Do you feel like you missed out a little from not getting crabs in college?
You do realize the lyrics aren't "hold me close TONY DANZA" right?
You can't be serious.
YOU GOT EVICTED FROM A TRAILER PARK!?!? WTF!!!!!
You and I should start a club for people who woke up on outside on a bench with no idea how they got there.
i wanted to tell my neighbors to shut up it was 4am, but listening to her rag on him for his minute man routine was actually entertaining
My mom said "I don't want to fund your drug problem" so she gave me a gift card to the book store. I now have a 420 page book on growing weed.

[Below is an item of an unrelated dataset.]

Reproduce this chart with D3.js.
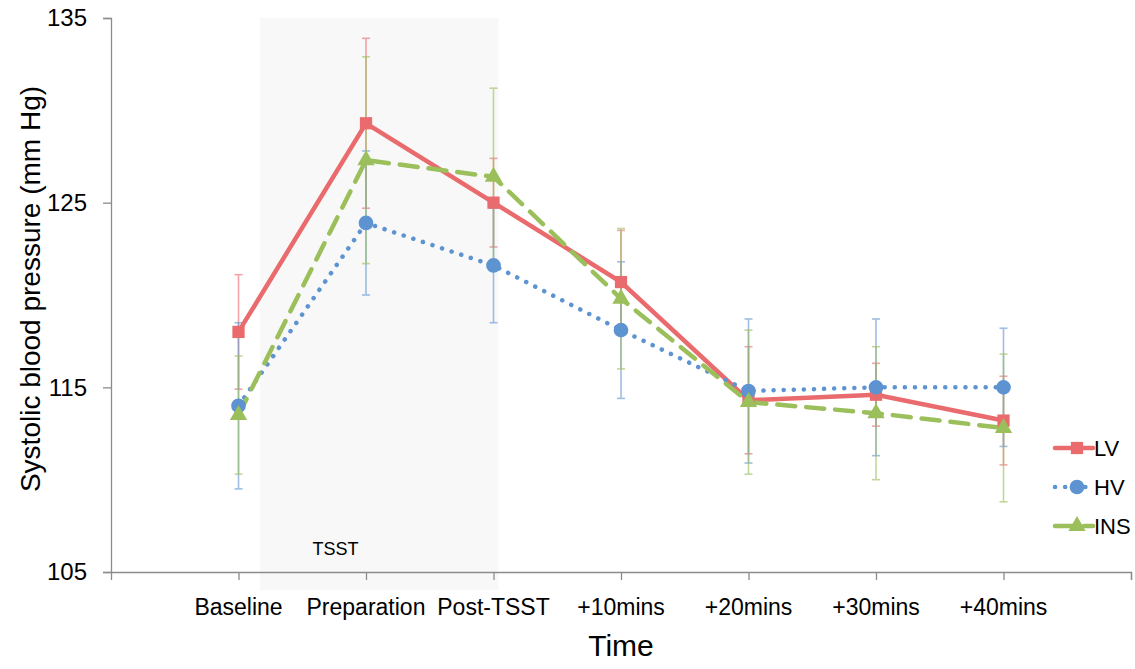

Nope she woke up in a hotel room alone on 55th street. A guy in a lamborgini gave her a ride this morning. She was walking barefoot home
Too high to move please buy hi-c and pour it in my mouth in exchange I will marry your first born child
You said you didn't want to drink anymore so you started shooting vodka down the back of your throat using a syringe. Oh, and then you aimed it at my eye ball...vodka in the eye hurts btw.
you picked up the vacuum cleaner at one point and said you we gonna beat the shit out of me with it. that was kinda funny
Wingman of the year award. I made out with her gay roommate in order for you to get laid. Better have been good.
The gay roommate was probably better than her. Consider yourself lucky.
I need to establish a pattern of dominance early.... I'm like a slutty Cesar Milan
I worked so hard to shave everything last night. EVERYTHING. He WILL be answering my phone calls. Otherwise he's passing up awesome random birthday sex.
He told me to keep watching the Grammys and then went down on me.. I think I'm in love.
Woke up with a padlock locked onto my ear gauge and the first of many sticky note clues on my chest leading to the key.